**WHAT IS BEING ASKED:** Your answer is a single number: the count of lines that contain the string "chart".

* start *

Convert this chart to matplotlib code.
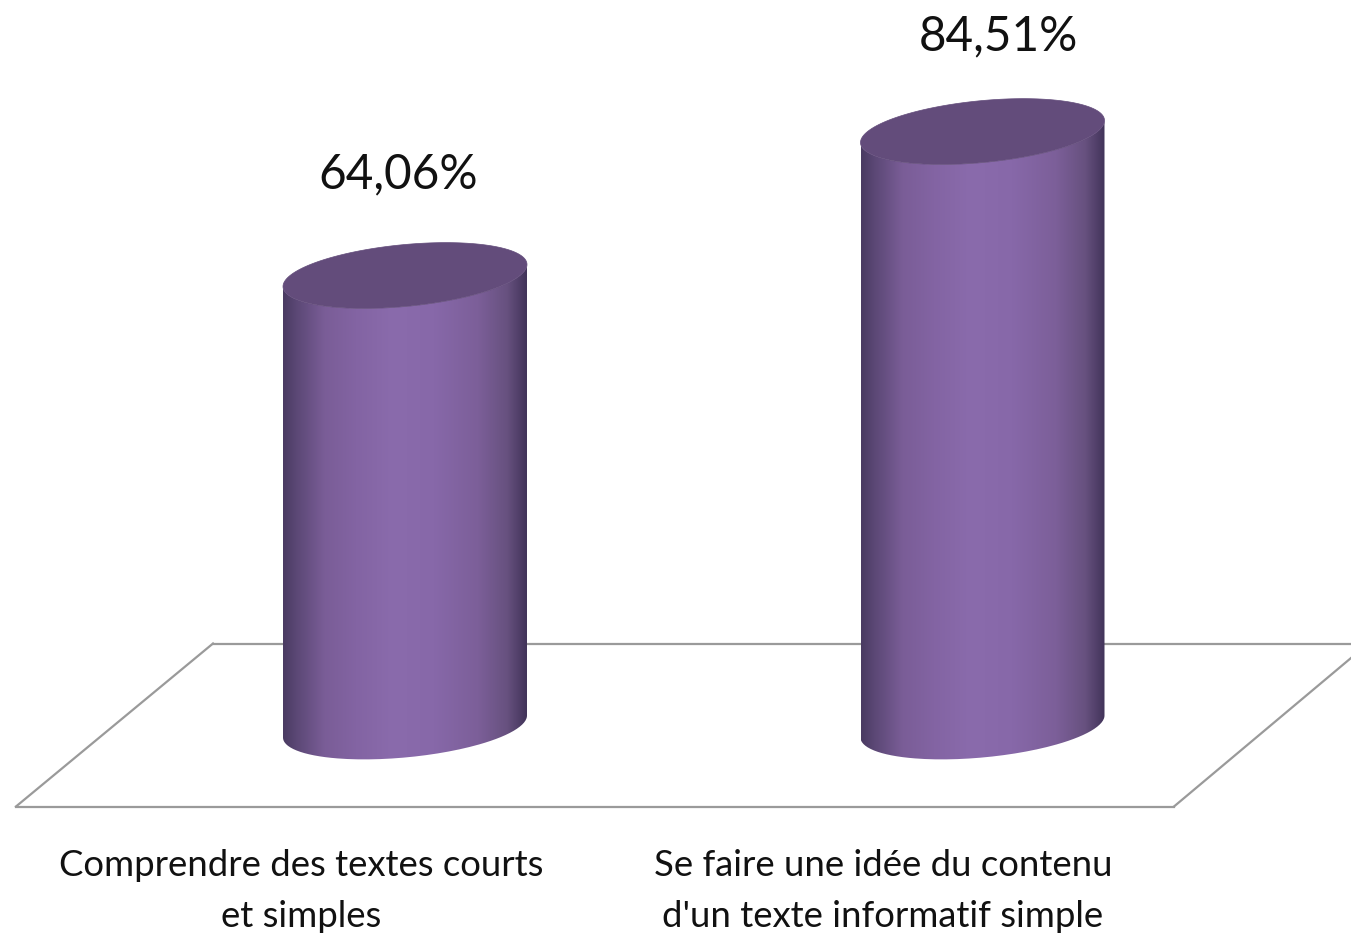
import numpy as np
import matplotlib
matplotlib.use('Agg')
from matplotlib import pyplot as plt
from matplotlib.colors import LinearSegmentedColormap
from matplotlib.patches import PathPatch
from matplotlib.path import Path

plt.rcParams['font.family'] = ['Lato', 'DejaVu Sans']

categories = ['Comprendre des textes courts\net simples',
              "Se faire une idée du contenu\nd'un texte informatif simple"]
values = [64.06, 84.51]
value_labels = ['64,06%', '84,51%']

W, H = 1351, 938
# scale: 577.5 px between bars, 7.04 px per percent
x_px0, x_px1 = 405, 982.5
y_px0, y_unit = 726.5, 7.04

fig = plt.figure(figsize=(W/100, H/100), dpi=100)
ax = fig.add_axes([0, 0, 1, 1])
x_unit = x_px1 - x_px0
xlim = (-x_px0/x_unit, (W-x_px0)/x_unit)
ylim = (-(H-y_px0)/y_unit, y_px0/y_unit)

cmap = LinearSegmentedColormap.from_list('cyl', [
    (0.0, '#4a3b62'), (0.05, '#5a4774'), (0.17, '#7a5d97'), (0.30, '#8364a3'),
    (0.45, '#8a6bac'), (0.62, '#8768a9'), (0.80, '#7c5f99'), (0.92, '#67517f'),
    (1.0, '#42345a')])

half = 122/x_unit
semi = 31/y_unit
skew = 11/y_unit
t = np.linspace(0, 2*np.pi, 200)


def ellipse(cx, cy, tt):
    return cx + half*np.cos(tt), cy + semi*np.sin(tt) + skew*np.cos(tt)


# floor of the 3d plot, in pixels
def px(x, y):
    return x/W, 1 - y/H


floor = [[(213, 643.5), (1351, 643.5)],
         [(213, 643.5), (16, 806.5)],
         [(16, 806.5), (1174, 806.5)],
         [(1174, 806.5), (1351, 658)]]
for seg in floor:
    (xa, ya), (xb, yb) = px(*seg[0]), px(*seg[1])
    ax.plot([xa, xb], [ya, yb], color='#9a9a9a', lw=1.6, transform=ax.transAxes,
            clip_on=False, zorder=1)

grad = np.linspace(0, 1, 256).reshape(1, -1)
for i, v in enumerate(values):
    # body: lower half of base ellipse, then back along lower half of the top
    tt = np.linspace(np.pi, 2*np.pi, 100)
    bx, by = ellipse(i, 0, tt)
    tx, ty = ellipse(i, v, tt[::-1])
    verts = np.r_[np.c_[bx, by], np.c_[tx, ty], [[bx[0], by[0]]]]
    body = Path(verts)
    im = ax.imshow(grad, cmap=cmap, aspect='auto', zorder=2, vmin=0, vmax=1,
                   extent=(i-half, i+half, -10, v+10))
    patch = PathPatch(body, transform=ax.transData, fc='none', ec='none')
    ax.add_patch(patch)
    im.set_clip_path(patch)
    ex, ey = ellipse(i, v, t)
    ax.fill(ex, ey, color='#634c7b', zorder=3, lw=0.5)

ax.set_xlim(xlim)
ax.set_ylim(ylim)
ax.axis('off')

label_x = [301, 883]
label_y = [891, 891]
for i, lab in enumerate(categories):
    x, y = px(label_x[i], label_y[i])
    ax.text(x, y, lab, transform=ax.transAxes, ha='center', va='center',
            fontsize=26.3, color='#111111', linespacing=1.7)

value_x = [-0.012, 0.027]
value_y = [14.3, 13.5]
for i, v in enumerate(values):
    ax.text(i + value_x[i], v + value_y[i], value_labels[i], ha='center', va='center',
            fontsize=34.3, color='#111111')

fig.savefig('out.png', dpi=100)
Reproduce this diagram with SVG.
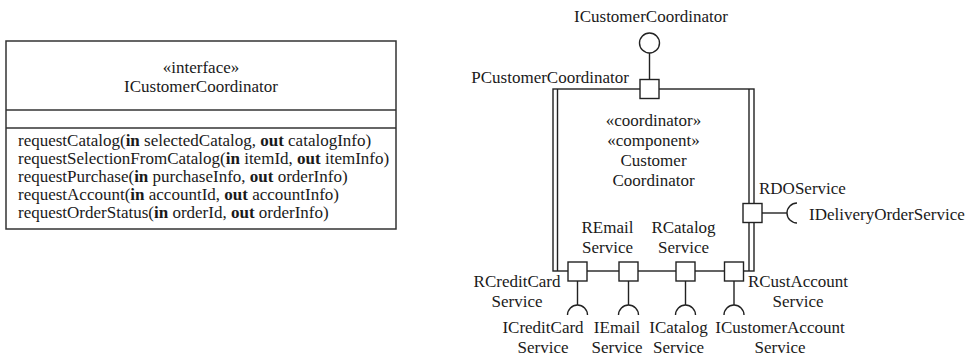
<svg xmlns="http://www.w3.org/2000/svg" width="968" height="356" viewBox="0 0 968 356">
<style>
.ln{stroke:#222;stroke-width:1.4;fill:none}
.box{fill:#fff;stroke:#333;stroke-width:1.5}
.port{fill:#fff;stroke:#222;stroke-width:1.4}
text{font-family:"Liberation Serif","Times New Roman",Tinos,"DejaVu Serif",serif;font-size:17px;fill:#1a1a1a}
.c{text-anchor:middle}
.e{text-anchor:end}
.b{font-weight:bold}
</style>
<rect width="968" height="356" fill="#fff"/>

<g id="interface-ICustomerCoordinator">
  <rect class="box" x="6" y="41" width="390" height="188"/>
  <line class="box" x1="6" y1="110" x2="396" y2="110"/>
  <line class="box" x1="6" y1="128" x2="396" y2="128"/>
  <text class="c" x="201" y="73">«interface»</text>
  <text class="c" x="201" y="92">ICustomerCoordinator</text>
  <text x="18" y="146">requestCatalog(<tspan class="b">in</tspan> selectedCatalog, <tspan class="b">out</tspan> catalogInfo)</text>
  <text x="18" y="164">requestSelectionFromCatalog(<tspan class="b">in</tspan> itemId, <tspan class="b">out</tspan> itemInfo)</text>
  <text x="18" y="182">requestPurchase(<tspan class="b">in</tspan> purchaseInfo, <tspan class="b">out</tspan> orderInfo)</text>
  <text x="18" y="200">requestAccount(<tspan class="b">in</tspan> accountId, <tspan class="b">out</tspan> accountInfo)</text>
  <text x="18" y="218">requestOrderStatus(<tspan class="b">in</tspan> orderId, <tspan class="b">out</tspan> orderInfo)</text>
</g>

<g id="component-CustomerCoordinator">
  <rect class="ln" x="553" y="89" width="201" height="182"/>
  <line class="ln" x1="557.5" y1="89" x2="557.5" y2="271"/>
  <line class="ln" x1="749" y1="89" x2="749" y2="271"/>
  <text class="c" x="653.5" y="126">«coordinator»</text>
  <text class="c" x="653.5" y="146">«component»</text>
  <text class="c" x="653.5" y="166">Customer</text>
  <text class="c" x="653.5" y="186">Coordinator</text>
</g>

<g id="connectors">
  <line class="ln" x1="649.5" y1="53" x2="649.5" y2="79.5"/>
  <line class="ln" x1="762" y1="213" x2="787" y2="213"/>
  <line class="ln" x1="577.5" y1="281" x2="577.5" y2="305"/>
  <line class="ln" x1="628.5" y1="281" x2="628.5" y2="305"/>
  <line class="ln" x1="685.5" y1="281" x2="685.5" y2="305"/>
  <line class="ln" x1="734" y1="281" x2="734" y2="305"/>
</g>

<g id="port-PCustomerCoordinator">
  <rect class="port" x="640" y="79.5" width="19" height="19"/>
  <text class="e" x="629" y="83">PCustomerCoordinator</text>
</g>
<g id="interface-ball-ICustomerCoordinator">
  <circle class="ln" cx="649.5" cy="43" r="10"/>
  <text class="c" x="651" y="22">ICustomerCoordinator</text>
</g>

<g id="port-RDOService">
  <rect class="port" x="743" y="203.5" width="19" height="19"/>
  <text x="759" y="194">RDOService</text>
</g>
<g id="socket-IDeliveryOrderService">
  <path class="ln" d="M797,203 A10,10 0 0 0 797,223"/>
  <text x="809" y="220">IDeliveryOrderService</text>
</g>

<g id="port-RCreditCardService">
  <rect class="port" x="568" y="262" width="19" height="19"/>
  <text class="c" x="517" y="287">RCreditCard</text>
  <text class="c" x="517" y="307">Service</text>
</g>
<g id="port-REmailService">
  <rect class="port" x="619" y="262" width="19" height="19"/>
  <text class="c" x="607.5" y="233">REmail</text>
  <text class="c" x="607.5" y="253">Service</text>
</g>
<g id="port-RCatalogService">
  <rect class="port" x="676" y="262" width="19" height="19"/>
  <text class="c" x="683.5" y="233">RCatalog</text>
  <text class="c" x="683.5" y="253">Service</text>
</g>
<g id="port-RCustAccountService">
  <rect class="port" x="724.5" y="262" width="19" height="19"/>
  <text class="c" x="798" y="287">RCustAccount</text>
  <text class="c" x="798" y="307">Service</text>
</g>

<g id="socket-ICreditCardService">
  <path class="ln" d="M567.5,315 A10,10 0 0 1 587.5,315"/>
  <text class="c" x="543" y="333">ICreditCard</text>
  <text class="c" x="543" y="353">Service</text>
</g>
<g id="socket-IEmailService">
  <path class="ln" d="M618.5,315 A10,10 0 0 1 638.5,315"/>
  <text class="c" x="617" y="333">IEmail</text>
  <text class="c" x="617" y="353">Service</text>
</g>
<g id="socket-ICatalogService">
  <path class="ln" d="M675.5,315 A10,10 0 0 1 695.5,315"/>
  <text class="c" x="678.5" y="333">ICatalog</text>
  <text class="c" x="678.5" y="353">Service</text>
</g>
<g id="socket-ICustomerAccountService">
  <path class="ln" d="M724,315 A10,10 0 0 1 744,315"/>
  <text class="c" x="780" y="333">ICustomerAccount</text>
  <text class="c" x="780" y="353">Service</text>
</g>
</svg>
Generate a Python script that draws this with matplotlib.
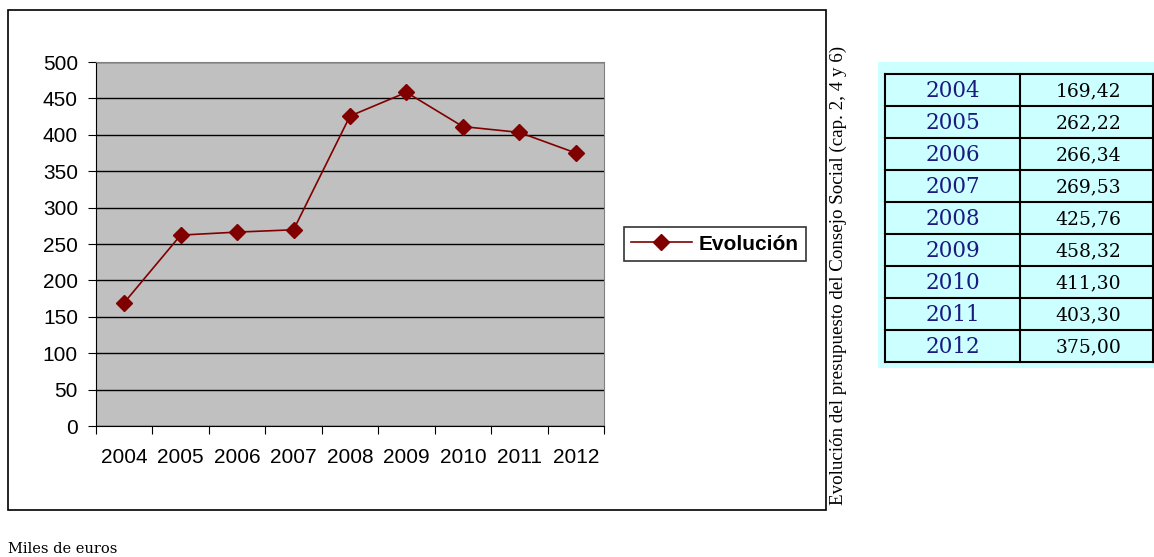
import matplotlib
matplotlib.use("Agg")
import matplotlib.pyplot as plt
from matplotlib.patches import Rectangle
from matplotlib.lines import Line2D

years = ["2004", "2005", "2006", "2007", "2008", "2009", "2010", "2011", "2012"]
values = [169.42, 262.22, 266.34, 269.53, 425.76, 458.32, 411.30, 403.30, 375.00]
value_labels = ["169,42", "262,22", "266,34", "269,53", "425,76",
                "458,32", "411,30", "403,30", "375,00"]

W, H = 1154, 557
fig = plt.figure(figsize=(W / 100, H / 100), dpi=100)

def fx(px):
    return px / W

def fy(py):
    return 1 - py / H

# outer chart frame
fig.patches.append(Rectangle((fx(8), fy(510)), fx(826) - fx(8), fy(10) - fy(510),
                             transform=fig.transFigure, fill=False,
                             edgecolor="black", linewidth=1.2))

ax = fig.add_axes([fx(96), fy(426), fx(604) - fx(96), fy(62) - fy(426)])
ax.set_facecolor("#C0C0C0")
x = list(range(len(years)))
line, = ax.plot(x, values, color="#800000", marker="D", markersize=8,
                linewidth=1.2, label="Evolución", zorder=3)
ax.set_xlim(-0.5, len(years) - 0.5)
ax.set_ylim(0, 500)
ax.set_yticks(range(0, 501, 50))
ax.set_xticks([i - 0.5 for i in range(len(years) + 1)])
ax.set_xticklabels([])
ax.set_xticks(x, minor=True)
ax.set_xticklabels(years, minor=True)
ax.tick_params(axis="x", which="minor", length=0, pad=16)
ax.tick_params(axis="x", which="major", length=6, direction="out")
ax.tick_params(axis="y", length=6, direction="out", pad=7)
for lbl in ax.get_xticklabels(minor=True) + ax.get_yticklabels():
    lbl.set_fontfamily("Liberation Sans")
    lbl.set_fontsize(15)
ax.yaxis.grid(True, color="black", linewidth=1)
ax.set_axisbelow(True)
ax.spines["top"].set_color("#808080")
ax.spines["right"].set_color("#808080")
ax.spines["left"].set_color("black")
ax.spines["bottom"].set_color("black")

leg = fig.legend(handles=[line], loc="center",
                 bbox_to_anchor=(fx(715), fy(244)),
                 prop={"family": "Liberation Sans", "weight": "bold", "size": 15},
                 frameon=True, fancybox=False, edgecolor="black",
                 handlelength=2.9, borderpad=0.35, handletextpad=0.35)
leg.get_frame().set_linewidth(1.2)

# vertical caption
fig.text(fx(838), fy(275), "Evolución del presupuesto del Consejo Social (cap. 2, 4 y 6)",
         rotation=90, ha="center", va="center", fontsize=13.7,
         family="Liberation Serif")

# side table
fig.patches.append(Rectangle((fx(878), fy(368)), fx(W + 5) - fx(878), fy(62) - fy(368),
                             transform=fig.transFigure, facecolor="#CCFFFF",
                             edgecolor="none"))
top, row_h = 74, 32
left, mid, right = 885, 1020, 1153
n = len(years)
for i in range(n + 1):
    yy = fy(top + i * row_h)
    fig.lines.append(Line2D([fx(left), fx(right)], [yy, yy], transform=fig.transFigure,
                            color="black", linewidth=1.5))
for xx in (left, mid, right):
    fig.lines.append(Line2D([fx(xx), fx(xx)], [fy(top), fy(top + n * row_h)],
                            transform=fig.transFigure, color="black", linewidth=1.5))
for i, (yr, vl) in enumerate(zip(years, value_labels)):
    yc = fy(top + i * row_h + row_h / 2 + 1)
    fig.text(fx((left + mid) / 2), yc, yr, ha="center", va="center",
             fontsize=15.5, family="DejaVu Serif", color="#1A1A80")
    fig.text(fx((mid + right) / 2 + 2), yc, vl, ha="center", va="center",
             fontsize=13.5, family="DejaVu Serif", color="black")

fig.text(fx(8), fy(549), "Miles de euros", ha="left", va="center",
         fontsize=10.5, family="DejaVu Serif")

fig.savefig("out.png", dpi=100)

* end *

**TASK RESPONSE:** 2